Dataset extract =>

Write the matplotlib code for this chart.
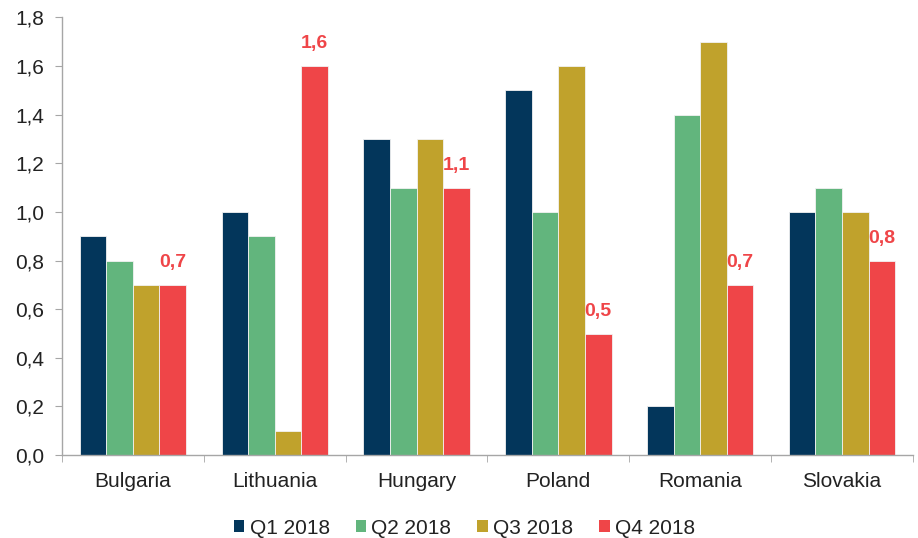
import matplotlib
matplotlib.use("Agg")
import matplotlib.pyplot as plt
from matplotlib.ticker import FuncFormatter, FixedLocator
import numpy as np

plt.rcParams['font.family'] = ['Liberation Sans', 'DejaVu Sans']

countries = ["Bulgaria", "Lithuania", "Hungary", "Poland", "Romania", "Slovakia"]
series_names = ["Q1 2018", "Q2 2018", "Q3 2018", "Q4 2018"]
q1 = [0.9, 1.0, 1.3, 1.5, 0.2, 1.0]
q2 = [0.8, 0.9, 1.1, 1.0, 1.4, 1.1]
q3 = [0.7, 0.1, 1.3, 1.6, 1.7, 1.0]
q4 = [0.7, 1.6, 1.1, 0.5, 0.7, 0.8]
colors = ["#03365B", "#62B57D", "#C0A22C", "#EF4548"]

fig = plt.figure(figsize=(9.18, 5.38), dpi=100)
ax = fig.add_axes([0.0675, 0.154, 0.927, 0.814])

x = np.arange(len(countries))
w = 0.1875
for i, (vals, name, c) in enumerate(zip([q1, q2, q3, q4], series_names, colors)):
    ax.bar(x + (i - 1.5) * w, vals, width=w, color=c, edgecolor="#f2f2f2",
           linewidth=0.6, label=name, zorder=2)

for xi, v in zip(x, q4):
    ax.annotate(f"{v:.1f}".replace(".", ","), (xi + 1.5 * w, v),
                xytext=(0, 10), textcoords="offset points", ha="center", va="bottom",
                color="#EF4548", fontsize=14, fontweight="bold")

ax.set_xlim(-0.5, len(countries) - 0.5)
ax.set_ylim(0, 1.8)
ax.set_yticks(np.arange(0, 1.81, 0.2))
ax.yaxis.set_major_formatter(FuncFormatter(lambda v, p: f"{v:.1f}".replace(".", ",")))
ax.set_xticks(x)
ax.set_xticklabels(countries)
ax.xaxis.set_minor_locator(FixedLocator(np.arange(-0.5, len(countries), 1.0)))
ax.tick_params(axis="x", which="major", length=0, pad=12, labelsize=15)
ax.tick_params(axis="x", which="minor", length=5, color="#a6a6a6", direction="out")
ax.tick_params(axis="y", length=5, color="#a6a6a6", labelsize=15, pad=8, labelcolor="#222222")
ax.tick_params(axis="x", labelcolor="#222222")

for s in ["top", "right"]:
    ax.spines[s].set_visible(False)
for s in ["left", "bottom"]:
    ax.spines[s].set_color("#a6a6a6")
    ax.spines[s].set_linewidth(1.0)

leg = fig.legend(loc="center", ncol=4, bbox_to_anchor=(0.506, 0.018), frameon=False,
                 fontsize=15, handlelength=0.5, handleheight=0.5, handletextpad=0.25,
                 columnspacing=1.25, labelcolor="#222222")
for h in leg.legend_handles:
    h.set_edgecolor("none")

fig.savefig("out.png", dpi=100)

Instructions to follow =>
Look through the data above. Find each line with the string "matplotlib" and copy it.

The completed task =>
Write the matplotlib code for this chart.
import matplotlib
matplotlib.use("Agg")
import matplotlib.pyplot as plt
from matplotlib.ticker import FuncFormatter, FixedLocator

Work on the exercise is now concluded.